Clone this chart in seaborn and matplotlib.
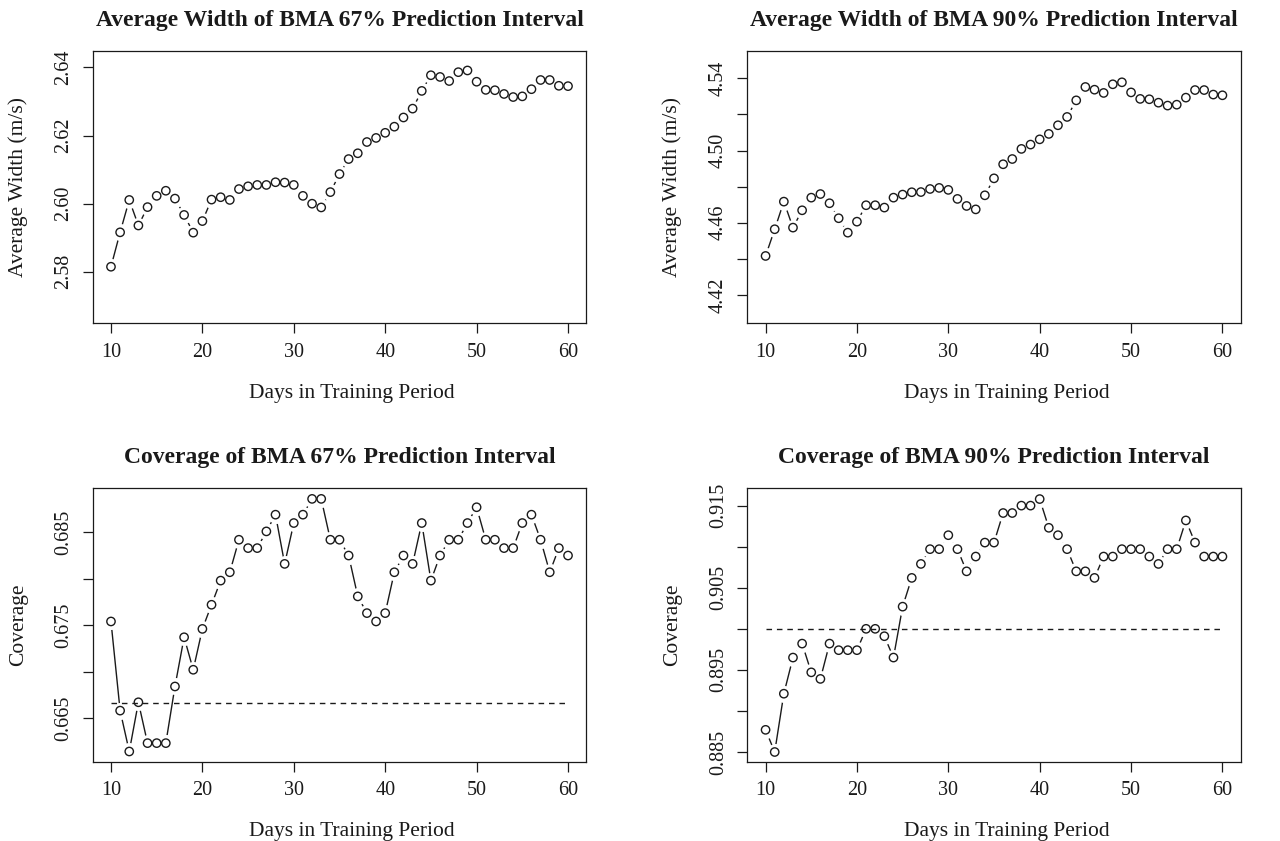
import matplotlib
matplotlib.use("Agg")
import matplotlib.pyplot as plt
import seaborn as sns
import numpy as np
import pandas as pd

days = list(range(10, 61))

width67 = [2.5815, 2.5916, 2.6011, 2.5936, 2.5990, 2.6023, 2.6038, 2.6015, 2.5967, 2.5915,
           2.5949, 2.6012, 2.6019, 2.6011, 2.6043, 2.6051, 2.6055, 2.6055, 2.6063, 2.6062,
           2.6055, 2.6023, 2.6000, 2.5989, 2.6034, 2.6087, 2.6131, 2.6148, 2.6181, 2.6193,
           2.6208, 2.6226, 2.6253, 2.6279, 2.6331, 2.6377, 2.6372, 2.6360, 2.6386, 2.6391,
           2.6358, 2.6334, 2.6333, 2.6322, 2.6313, 2.6315, 2.6336, 2.6363, 2.6363, 2.6346,
           2.6345]

width90 = [4.4416, 4.4564, 4.4717, 4.4573, 4.4669, 4.4739, 4.4759, 4.4708, 4.4625, 4.4545,
           4.4606, 4.4697, 4.4697, 4.4684, 4.4739, 4.4756, 4.4769, 4.4770, 4.4787, 4.4793,
           4.4782, 4.4732, 4.4693, 4.4674, 4.4752, 4.4846, 4.4924, 4.4953, 4.5009, 4.5033,
           4.5062, 4.5092, 4.5140, 4.5186, 4.5278, 4.5352, 4.5337, 4.5319, 4.5367, 4.5378,
           4.5322, 4.5286, 4.5284, 4.5265, 4.5249, 4.5254, 4.5293, 4.5335, 4.5335, 4.5310,
           4.5306]

cover67 = [0.6754, 0.6658, 0.6614, 0.6667, 0.6623, 0.6623, 0.6623, 0.6684, 0.6737, 0.6702,
           0.6746, 0.6772, 0.6798, 0.6807, 0.6842, 0.6833, 0.6833, 0.6851, 0.6869, 0.6816,
           0.6860, 0.6869, 0.6886, 0.6886, 0.6842, 0.6842, 0.6825, 0.6781, 0.6763, 0.6754,
           0.6763, 0.6807, 0.6825, 0.6816, 0.6860, 0.6798, 0.6825, 0.6842, 0.6842, 0.6860,
           0.6877, 0.6842, 0.6842, 0.6833, 0.6833, 0.6860, 0.6869, 0.6842, 0.6807, 0.6833,
           0.6825]

cover90 = [0.8877, 0.8850, 0.8921, 0.8965, 0.8982, 0.8947, 0.8939, 0.8982, 0.8974, 0.8974,
           0.8974, 0.9000, 0.9000, 0.8991, 0.8965, 0.9027, 0.9062, 0.9079, 0.9097, 0.9097,
           0.9114, 0.9097, 0.9070, 0.9088, 0.9105, 0.9105, 0.9141, 0.9141, 0.9150, 0.9150,
           0.9158, 0.9123, 0.9114, 0.9097, 0.9070, 0.9070, 0.9062, 0.9088, 0.9088, 0.9097,
           0.9097, 0.9097, 0.9088, 0.9079, 0.9097, 0.9097, 0.9132, 0.9105, 0.9088, 0.9088,
           0.9088]

nominal67 = 2 / 3
nominal90 = 0.90

sns.set_style("ticks")
plt.rcParams['font.family'] = ['Liberation Serif', 'DejaVu Serif']

ink = "#1a1a1a"

fig = plt.figure(figsize=(12.8, 8.41), dpi=100)
W, H = 1280, 841

def make_axes(left, top, right, bottom):
    return fig.add_axes([left / W, 1 - bottom / H, (right - left) / W, (bottom - top) / H])

panels = [
    dict(ax=make_axes(92.7, 50.7, 586.3, 323.3), y=width67,
         title="Average Width of BMA 67% Prediction Interval", ylabel="Average Width (m/s)",
         ylim=(2.5649, 2.6449), ticks=[2.58, 2.60, 2.62, 2.64],
         labels=["2.58", "2.60", "2.62", "2.64"], ref=None),
    dict(ax=make_axes(747.3, 50.7, 1240.7, 323.3), y=width90,
         title="Average Width of BMA 90% Prediction Interval", ylabel="Average Width (m/s)",
         ylim=(4.4043, 4.5553), ticks=[4.42, 4.44, 4.46, 4.48, 4.50, 4.52, 4.54],
         labels=["4.42", "", "4.46", "", "4.50", "", "4.54"], ref=None),
    dict(ax=make_axes(92.7, 488.3, 586.3, 761.7), y=cover67,
         title="Coverage of BMA 67% Prediction Interval", ylabel="Coverage",
         ylim=(0.6603, 0.68974), ticks=[0.665, 0.670, 0.675, 0.680, 0.685],
         labels=["0.665", "", "0.675", "", "0.685"], ref=nominal67),
    dict(ax=make_axes(747.3, 488.3, 1240.7, 761.7), y=cover90,
         title="Coverage of BMA 90% Prediction Interval", ylabel="Coverage",
         ylim=(0.88382, 0.91711), ticks=[0.885, 0.890, 0.895, 0.900, 0.905, 0.910, 0.915],
         labels=["0.885", "", "0.895", "", "0.905", "", "0.915"], ref=nominal90),
]

for p in panels:
    ax = p["ax"]
    df = pd.DataFrame({"day": days, "value": p["y"]})
    # R type="b": line with gaps around each point
    sns.lineplot(data=df, x="day", y="value", ax=ax, color=ink, lw=1.0, zorder=1)
    sns.scatterplot(data=df, x="day", y="value", ax=ax, s=150, color="white",
                    edgecolor="white", linewidth=0, zorder=2)
    sns.scatterplot(data=df, x="day", y="value", ax=ax, s=36, facecolor="none",
                    edgecolor=ink, linewidth=1.0, zorder=3)
    if p["ref"] is not None:
        ax.plot([10, 60], [p["ref"], p["ref"]], color=ink, lw=1.0,
                linestyle=(0, (4, 3.5)), zorder=4)

    ax.set_xlim(8, 62)
    ax.set_ylim(*p["ylim"])
    ax.set_xticks([10, 20, 30, 40, 50, 60])
    ax.set_yticks(p["ticks"])
    ax.set_yticklabels(p["labels"], rotation=90, va="center")
    ax.tick_params(direction="out", length=7, width=0.9, pad=7, labelsize=14.5,
                   colors=ink)
    for s in ax.spines.values():
        s.set_visible(True)
        s.set_linewidth(0.9)
        s.set_color(ink)
    ax.set_title(p["title"], fontsize=17, fontweight="bold", color=ink, pad=18)
    ax.set_xlabel("Days in Training Period", fontsize=15.5, color=ink, labelpad=16)
    ax.xaxis.label.set_x(0.5 + 12.5 / 493.6)
    ax.set_ylabel(p["ylabel"], fontsize=15.5, color=ink, labelpad=19)

fig.savefig("out.png", dpi=100)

_Task:_ The data above needs to be retyped exactly, with the images left out.

_Solution:_
Clone this chart in seaborn and matplotlib.
import matplotlib
matplotlib.use("Agg")
import matplotlib.pyplot as plt
import seaborn as sns
import numpy as np
import pandas as pd

days = list(range(10, 61))

width67 = [2.5815, 2.5916, 2.6011, 2.5936, 2.5990, 2.6023, 2.6038, 2.6015, 2.5967, 2.5915,
           2.5949, 2.6012, 2.6019, 2.6011, 2.6043, 2.6051, 2.6055, 2.6055, 2.6063, 2.6062,
           2.6055, 2.6023, 2.6000, 2.5989, 2.6034, 2.6087, 2.6131, 2.6148, 2.6181, 2.6193,
           2.6208, 2.6226, 2.6253, 2.6279, 2.6331, 2.6377, 2.6372, 2.6360, 2.6386, 2.6391,
           2.6358, 2.6334, 2.6333, 2.6322, 2.6313, 2.6315, 2.6336, 2.6363, 2.6363, 2.6346,
           2.6345]

width90 = [4.4416, 4.4564, 4.4717, 4.4573, 4.4669, 4.4739, 4.4759, 4.4708, 4.4625, 4.4545,
           4.4606, 4.4697, 4.4697, 4.4684, 4.4739, 4.4756, 4.4769, 4.4770, 4.4787, 4.4793,
           4.4782, 4.4732, 4.4693, 4.4674, 4.4752, 4.4846, 4.4924, 4.4953, 4.5009, 4.5033,
           4.5062, 4.5092, 4.5140, 4.5186, 4.5278, 4.5352, 4.5337, 4.5319, 4.5367, 4.5378,
           4.5322, 4.5286, 4.5284, 4.5265, 4.5249, 4.5254, 4.5293, 4.5335, 4.5335, 4.5310,
           4.5306]

cover67 = [0.6754, 0.6658, 0.6614, 0.6667, 0.6623, 0.6623, 0.6623, 0.6684, 0.6737, 0.6702,
           0.6746, 0.6772, 0.6798, 0.6807, 0.6842, 0.6833, 0.6833, 0.6851, 0.6869, 0.6816,
           0.6860, 0.6869, 0.6886, 0.6886, 0.6842, 0.6842, 0.6825, 0.6781, 0.6763, 0.6754,
           0.6763, 0.6807, 0.6825, 0.6816, 0.6860, 0.6798, 0.6825, 0.6842, 0.6842, 0.6860,
           0.6877, 0.6842, 0.6842, 0.6833, 0.6833, 0.6860, 0.6869, 0.6842, 0.6807, 0.6833,
           0.6825]

cover90 = [0.8877, 0.8850, 0.8921, 0.8965, 0.8982, 0.8947, 0.8939, 0.8982, 0.8974, 0.8974,
           0.8974, 0.9000, 0.9000, 0.8991, 0.8965, 0.9027, 0.9062, 0.9079, 0.9097, 0.9097,
           0.9114, 0.9097, 0.9070, 0.9088, 0.9105, 0.9105, 0.9141, 0.9141, 0.9150, 0.9150,
           0.9158, 0.9123, 0.9114, 0.9097, 0.9070, 0.9070, 0.9062, 0.9088, 0.9088, 0.9097,
           0.9097, 0.9097, 0.9088, 0.9079, 0.9097, 0.9097, 0.9132, 0.9105, 0.9088, 0.9088,
           0.9088]

nominal67 = 2 / 3
nominal90 = 0.90

sns.set_style("ticks")
plt.rcParams['font.family'] = ['Liberation Serif', 'DejaVu Serif']

ink = "#1a1a1a"

fig = plt.figure(figsize=(12.8, 8.41), dpi=100)
W, H = 1280, 841

def make_axes(left, top, right, bottom):
    return fig.add_axes([left / W, 1 - bottom / H, (right - left) / W, (bottom - top) / H])

panels = [
    dict(ax=make_axes(92.7, 50.7, 586.3, 323.3), y=width67,
         title="Average Width of BMA 67% Prediction Interval", ylabel="Average Width (m/s)",
         ylim=(2.5649, 2.6449), ticks=[2.58, 2.60, 2.62, 2.64],
         labels=["2.58", "2.60", "2.62", "2.64"], ref=None),
    dict(ax=make_axes(747.3, 50.7, 1240.7, 323.3), y=width90,
         title="Average Width of BMA 90% Prediction Interval", ylabel="Average Width (m/s)",
         ylim=(4.4043, 4.5553), ticks=[4.42, 4.44, 4.46, 4.48, 4.50, 4.52, 4.54],
         labels=["4.42", "", "4.46", "", "4.50", "", "4.54"], ref=None),
    dict(ax=make_axes(92.7, 488.3, 586.3, 761.7), y=cover67,
         title="Coverage of BMA 67% Prediction Interval", ylabel="Coverage",
         ylim=(0.6603, 0.68974), ticks=[0.665, 0.670, 0.675, 0.680, 0.685],
         labels=["0.665", "", "0.675", "", "0.685"], ref=nominal67),
    dict(ax=make_axes(747.3, 488.3, 1240.7, 761.7), y=cover90,
         title="Coverage of BMA 90% Prediction Interval", ylabel="Coverage",
         ylim=(0.88382, 0.91711), ticks=[0.885, 0.890, 0.895, 0.900, 0.905, 0.910, 0.915],
         labels=["0.885", "", "0.895", "", "0.905", "", "0.915"], ref=nominal90),
]

for p in panels:
    ax = p["ax"]
    df = pd.DataFrame({"day": days, "value": p["y"]})
    # R type="b": line with gaps around each point
    sns.lineplot(data=df, x="day", y="value", ax=ax, color=ink, lw=1.0, zorder=1)
    sns.scatterplot(data=df, x="day", y="value", ax=ax, s=150, color="white",
                    edgecolor="white", linewidth=0, zorder=2)
    sns.scatterplot(data=df, x="day", y="value", ax=ax, s=36, facecolor="none",
                    edgecolor=ink, linewidth=1.0, zorder=3)
    if p["ref"] is not None:
        ax.plot([10, 60], [p["ref"], p["ref"]], color=ink, lw=1.0,
                linestyle=(0, (4, 3.5)), zorder=4)

    ax.set_xlim(8, 62)
    ax.set_ylim(*p["ylim"])
    ax.set_xticks([10, 20, 30, 40, 50, 60])
    ax.set_yticks(p["ticks"])
    ax.set_yticklabels(p["labels"], rotation=90, va="center")
    ax.tick_params(direction="out", length=7, width=0.9, pad=7, labelsize=14.5,
                   colors=ink)
    for s in ax.spines.values():
        s.set_visible(True)
        s.set_linewidth(0.9)
        s.set_color(ink)
    ax.set_title(p["title"], fontsize=17, fontweight="bold", color=ink, pad=18)
    ax.set_xlabel("Days in Training Period", fontsize=15.5, color=ink, labelpad=16)
    ax.xaxis.label.set_x(0.5 + 12.5 / 493.6)
    ax.set_ylabel(p["ylabel"], fontsize=15.5, color=ink, labelpad=19)

fig.savefig("out.png", dpi=100)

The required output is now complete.